Canoeing and Kayaking in the Shuswap
Shuswap Lake Marine Provincial Park is among of the most popular boating and canoeing locations in the Southern Interior. One of the best places to begin exploring Shuswap Lake is at Sicamous, the ‘houseboat capital of Canada’ and the service centre for Shuswap marine park. Marinas and watercraft rentals are located here. Of note is the MV Phoebe Ann, which can hold 40 passengers (and canoes or kayaks) and acts as a vehicle barge. This vessel stops at numerous lakeside locations year-round, except when ice makes travel impossible.
Shuswap Lakeis shaped like an addled H and is made up of four large arms: the Shuswap Lake Main Arm, Salmon Arm, Anstey Arm, and Seymour Arm. The product of the glacial scouring that also rounded the surrounding Shuswap Highlands, all four arms converge at Cinnemousun Narrows, northeast of Sicamous. Protected waterways, secluded beaches, and more than 1,000 km of shoreline make enormous Shuswap Lake a busy water-sport haven during summer. Those mariners interested in an extended visit will find 14 campsites, some vehicle-accessible but most the preserve of boaters and paddlers.
Good vehicle-access sites on Shuswap Lake include Shuswap Lake Provincial Park, about 12 miles (20 km) northeast of Hwy 1 at Squilax. On Salmon Arm, launch at the public wharf in Canoe, about 4 miles (6 km) east of Salmon Arm on Hwy 1, or in Sicamous, 13 miles (21 km) farther east on Hwy 1. There’s also gravel-road access from Hwy 1 to Seymour Arm at Silver Beach Provincial Park.
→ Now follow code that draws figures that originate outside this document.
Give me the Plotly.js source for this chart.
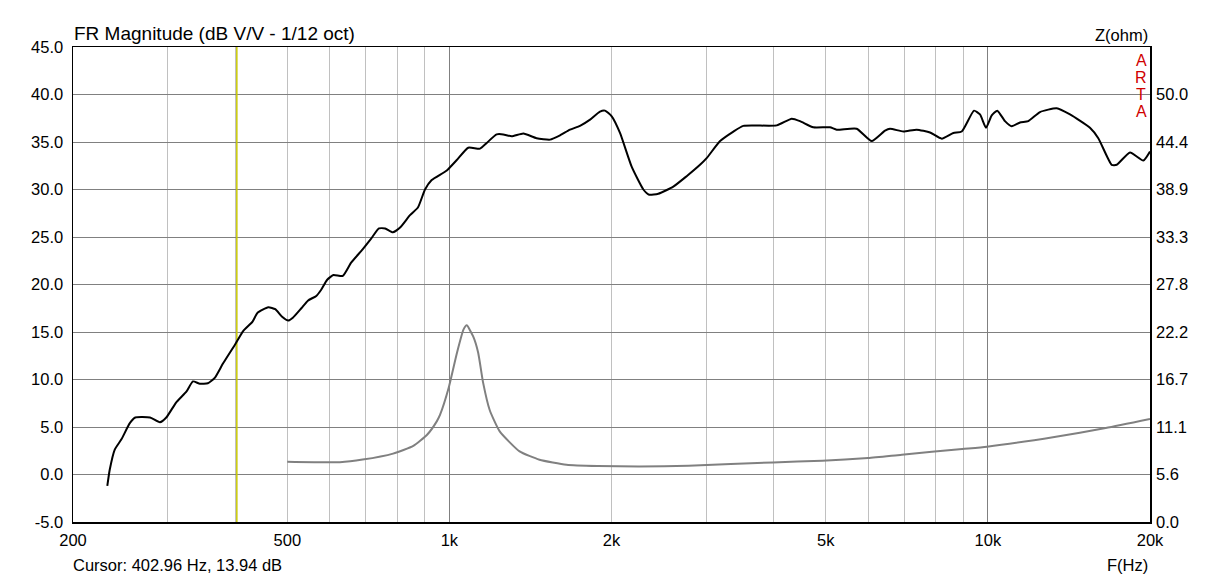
<!DOCTYPE html>
<html>
<head>
<meta charset="utf-8">
<script src="https://cdn.plot.ly/plotly-3.0.1.min.js"></script>
<style>html,body{margin:0;padding:0;background:#fff;}#chart{width:1222px;height:579px;}</style>
</head>
<body>
<div id="chart"></div>
<script>
// FR magnitude (dB V/V)
const frFreq = [231.6,234,239,246,255,261,278,290,298,311,325,334,344,356,367,380,401,414,431,440,461,475,489,502,512,531,546,566,578,593,609,634,657,690,715,740,760,785,810,845,874,901,927,989,1032,1084,1140,1173,1224,1259,1305,1372,1452,1538,1605,1675,1748,1825,1904,1945,2002,2074,2180,2292,2350,2443,2605,2758,2920,3004,3182,3368,3514,4054,4322,4477,4739,5090,5238,5706,6084,6442,6580,6966,7374,7808,8210,8626,8942,9424,9668,9920,10165,10410,10758,11072,11472,11886,12494,13418,14206,15472,16034,16978,17346,18362,19438,20000];
const frDb = [-1.2,0.5,2.6,3.7,5.4,6.0,6.0,5.5,6.0,7.6,8.75,9.8,9.55,9.6,10.2,11.7,13.8,15.1,16.1,17.0,17.6,17.4,16.6,16.2,16.5,17.5,18.3,18.8,19.45,20.5,21.0,20.9,22.3,23.7,24.8,25.9,25.9,25.5,26.0,27.3,28.1,30.0,31.0,32.0,33.1,34.4,34.3,34.9,35.8,35.8,35.6,35.9,35.4,35.25,35.7,36.3,36.7,37.35,38.2,38.3,37.7,35.95,32.4,30.0,29.45,29.55,30.3,31.4,32.6,33.3,35.1,36.1,36.7,36.75,37.45,37.2,36.55,36.55,36.3,36.4,35.1,36.2,36.4,36.1,36.3,36.0,35.35,35.95,36.1,38.3,37.9,36.5,37.8,38.3,37.2,36.65,37.05,37.2,38.15,38.55,37.9,36.5,35.4,32.6,32.6,33.9,33.05,34.0];

// Impedance (ohm)
const zFreq = [500,626,690,786,857,909,948,961,997,1033,1062,1077,1107,1131,1155,1188,1240,1350,1470,1650,1884,2250,2780,3990,4925,5990,6920,8960,9960,13290,16550,20000];
const zOhm = [7.05,7.0,7.3,8.0,8.9,10.2,11.8,12.55,15.7,19.8,22.5,23.0,21.7,19.8,16.3,13.1,10.6,8.26,7.29,6.7,6.55,6.5,6.58,6.97,7.17,7.48,7.87,8.54,8.81,9.94,10.99,12.05];

// Cursor
const cursorHz = 402.96;
const cursorDb = 13.94;

// Axes
const xTickVals = [200,500,1000,2000,5000,10000,20000];
const xTickText = ["200","500","1k","2k","5k","10k","20k"];
const xMinorGrid = [300,400,500,600,700,800,900,2000,3000,4000,5000,6000,7000,8000,9000];
const xDecadeGrid = [1000,10000];
const yLeftTicks = [-5,0,5,10,15,20,25,30,35,40,45];
const yRightTicks = [0,5.5556,11.1111,16.6667,22.2222,27.7778,33.3333,38.8889,44.4444,50.0];
const yRightText = ["0.0","5.6","11.1","16.7","22.2","27.8","33.3","38.9","44.4","50.0"];
const xRange = [200,20000];
const yLeftRange = [-5,45];
const yRightRange = [0,55.5556];

const FONT = "Liberation Sans, Arial, sans-serif";

const traces = [
  {x:[cursorHz,cursorHz], y:yLeftRange, xaxis:'x', yaxis:'y', mode:'lines',
   line:{color:'#c8c800', width:1.5}, hoverinfo:'skip', showlegend:false},
  {x:frFreq, y:frDb, xaxis:'x', yaxis:'y', mode:'lines',
   line:{color:'#000000', width:2, shape:'spline', smoothing:0.5}, showlegend:false},
  {x:zFreq, y:zOhm, xaxis:'x2', yaxis:'y2', mode:'lines',
   line:{color:'#808080', width:2, shape:'spline', smoothing:0.5}, showlegend:false}
];

const letters = ["A","R","T","A"];
const artaAnn = letters.map((l,i)=>({
  text:l, xref:'paper', yref:'paper', x:1, y:1, xanchor:'center', yanchor:'middle',
  xshift:-9, yshift:-13 - 17*i, showarrow:false, font:{family:FONT, size:16, color:'#d00000'}
}));

const layout = {
  width:1222, height:579,
  margin:{l:73, r:72, t:47, b:57, pad:0},
  paper_bgcolor:'#ffffff', plot_bgcolor:'#ffffff',
  font:{family:FONT, size:16, color:'#000000'},
  showlegend:false, hovermode:false,
  xaxis:{type:'log', range:xRange.map(Math.log10), tickmode:'array', tickvals:xTickVals, ticktext:xTickText,
    showgrid:false, zeroline:false, showline:true, linecolor:'#000000', linewidth:1.5, mirror:true,
    ticks:'', ticklabelstandoff:3, tickfont:{family:FONT, size:16.5, color:'#000'},
    minor:{tickmode:'array', tickvals:xMinorGrid, showgrid:true, gridcolor:'#c0c0c0', gridwidth:1, ticks:''}},
  xaxis2:{type:'log', range:xRange.map(Math.log10), overlaying:'x', tickmode:'array', tickvals:xDecadeGrid,
    showticklabels:false, showgrid:true, gridcolor:'#808080', gridwidth:1, zeroline:false, showline:false, ticks:'', anchor:'y2'},
  yaxis:{range:yLeftRange, tickmode:'array', tickvals:yLeftTicks, ticktext:yLeftTicks.map(v=>v.toFixed(1)),
    showgrid:true, gridcolor:'#808080', gridwidth:1, zeroline:false, showline:true, linecolor:'#000000', linewidth:1.5, mirror:true,
    ticks:'', ticklabelstandoff:5, tickfont:{family:FONT, size:16.5, color:'#000'}},
  yaxis2:{range:yRightRange, overlaying:'y', side:'right', anchor:'x2', tickmode:'array', tickvals:yRightTicks, ticktext:yRightText,
    showgrid:false, zeroline:false, showline:false, ticks:'', ticklabelstandoff:5, tickfont:{family:FONT, size:16.5, color:'#000'}},
  annotations:[
    {text:'FR Magnitude (dB V/V - 1/12 oct)', xref:'paper', yref:'paper', x:0, y:1, xanchor:'left', yanchor:'middle',
     yshift:14, xshift:-1, showarrow:false, font:{family:FONT, size:19, color:'#000'}},
    {text:'Z(ohm)', xref:'paper', yref:'paper', x:1, y:1, xanchor:'right', yanchor:'middle',
     yshift:12, showarrow:false, font:{family:FONT, size:16.5, color:'#000'}},
    {text:'Cursor: ' + cursorHz.toFixed(2) + ' Hz, ' + cursorDb.toFixed(2) + ' dB', xref:'paper', yref:'paper', x:0, y:0,
     xanchor:'left', yanchor:'middle', yshift:-43, xshift:-2, showarrow:false, font:{family:FONT, size:16.5, color:'#000'}},
    {text:'F(Hz)', xref:'paper', yref:'paper', x:1, y:0, xanchor:'right', yanchor:'middle',
     yshift:-43, showarrow:false, font:{family:FONT, size:16.5, color:'#000'}}
  ].concat(artaAnn)
};

Plotly.newPlot('chart', traces, layout, {displayModeBar:false, staticPlot:true});
</script>
</body>
</html>
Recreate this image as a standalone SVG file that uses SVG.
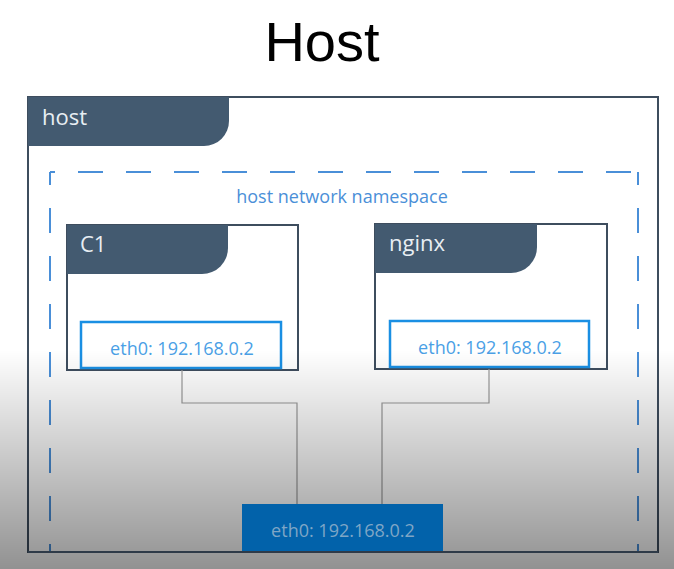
<svg xmlns="http://www.w3.org/2000/svg" width="674" height="569" viewBox="0 0 674 569">
  <defs>
    <linearGradient id="shade" x1="0" y1="0" x2="0" y2="1">
      <stop offset="0" stop-color="#000" stop-opacity="0"/>
      <stop offset="1" stop-color="#000" stop-opacity="0.43"/>
    </linearGradient>
    <style>
      .frame { fill: #ffffff; stroke: #3e4d5e; stroke-width: 2; }
      .tab { fill: #435a70; }
      .tabtxt { font-family: "Open Sans", "Noto Sans", sans-serif; font-size: 22px; fill: #e8eef3; }
      .eth { fill: #ffffff; stroke: #1a8fe3; stroke-width: 2.5; }
      .ethtxt { font-family: "Open Sans", "Noto Sans", sans-serif; font-size: 18px; fill: #4a9fe6; text-anchor: middle; }
      .ns { fill: none; stroke: #4a8fd8; stroke-width: 2; stroke-dasharray: 25 23; }
      .link { fill: none; stroke: #9a9a9a; stroke-width: 1.2; }
    </style>
  </defs>
  <rect width="674" height="569" fill="#ffffff"/>
  <text x="322" y="61" font-family="Liberation Sans, Arial, sans-serif" font-size="56" text-anchor="middle" fill="#000">Host</text>

  <g id="host">
    <rect class="frame" x="28" y="97" width="630" height="455"/>
    <path class="tab" d="M28 97 H229 V121 A25 25 0 0 1 204 146 H28 Z"/>
    <text class="tabtxt" x="42" y="125">host</text>
  </g>

  <g id="namespace">
    <path class="ns" stroke-dashoffset="20" d="M50 172 H638"/>
    <path class="ns" stroke-dashoffset="12" d="M50 172 V552"/>
    <path class="ns" stroke-dashoffset="12" d="M638 172 V552"/>
    <text x="342" y="203" font-family="Open Sans, Noto Sans, sans-serif" font-size="18" fill="#4a8fd8" text-anchor="middle">host network namespace</text>
  </g>

  <g id="c1">
    <rect class="frame" x="67" y="225" width="231" height="145"/>
    <path class="tab" d="M67 225 H228 V248 A26 26 0 0 1 202 274 H67 Z"/>
    <text class="tabtxt" x="80" y="252">C1</text>
  </g>
  <g id="c1-eth0">
    <rect class="eth" x="81" y="322" width="200" height="46"/>
    <text class="ethtxt" x="182" y="355">eth0: 192.168.0.2</text>
  </g>

  <g id="nginx">
    <rect class="frame" x="375" y="224" width="232" height="145"/>
    <path class="tab" d="M375 224 H537 V247 A26 26 0 0 1 511 273 H375 Z"/>
    <text class="tabtxt" x="389" y="251">nginx</text>
  </g>
  <g id="nginx-eth0">
    <rect class="eth" x="390" y="321" width="199" height="46"/>
    <text class="ethtxt" x="490" y="354">eth0: 192.168.0.2</text>
  </g>

  <g id="connectors">
    <path class="link" d="M182 370 V403 H297 V504"/>
    <path class="link" d="M489 369 V403 H382 V504"/>
  </g>

  <rect x="0" y="350" width="674" height="219" fill="url(#shade)" pointer-events="none"/>

  <g id="host-eth0">
    <rect x="242" y="504" width="201" height="48" fill="#0262aa"/>
    <text x="343" y="537" font-family="Open Sans, Noto Sans, sans-serif" font-size="18" fill="#7fa6c6" text-anchor="middle">eth0: 192.168.0.2</text>
  </g>
  <path d="M28 552 H658" stroke="#2e3a48" stroke-width="2"/>
</svg>
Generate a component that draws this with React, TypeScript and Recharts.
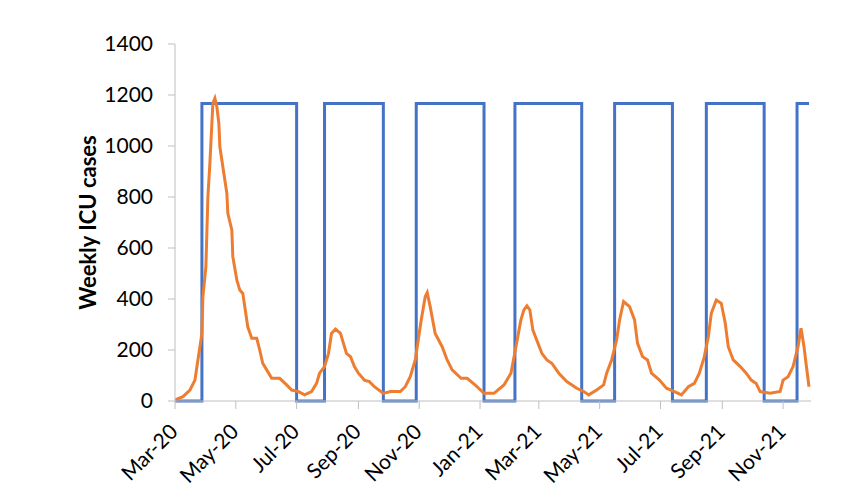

Wilderness campsites with basic facilities include Two Mile Creek, Albas, and Fowler Point on the northeast shore of Seymour Arm; Anstey View on the northwest shore and Four Mile Creek and Anstey Beach on the south shore of Anstey Arm; and Marble Point on the south shore and Hermit Bay on the north shore of Salmon Arm.
Canoeing and Kayaking in the Similkameen
A chain of lakes flows southwest from Manning Provincial Park‘s Lightning Lake, the biggest in the series, where there is an unpatrolled beach and swimming area. Visitors are urged to mind their water safety: Never swim alone and be vigilant when children are near or in the water. Lightning Lake provides good canoeing – there is a launch ramp at the day-use area, but powerboats are prohibited in the park.
For a refreshing dip or paddle in the cool waters of the Similkameen River on a hot summer day, stop at Bromley Rock Provincial Park or Stemwinder Provincial Park west of Hedley. Watch out for poison ivy along the riverbank. Bromley Rock features a large picnic/day use area, and Stemwinder is also popular as a picnic stop for travellers along Hwy 3.
Canoeing and Kayaking in the Kettle Valley
In summer, the Kettle River, accessible from the Kettle River Recreation Area, is excellent for canoeing and inner-tubing, although potential hazards such as submerged sweepers do exist. Don’t attempt this river during spring runoff.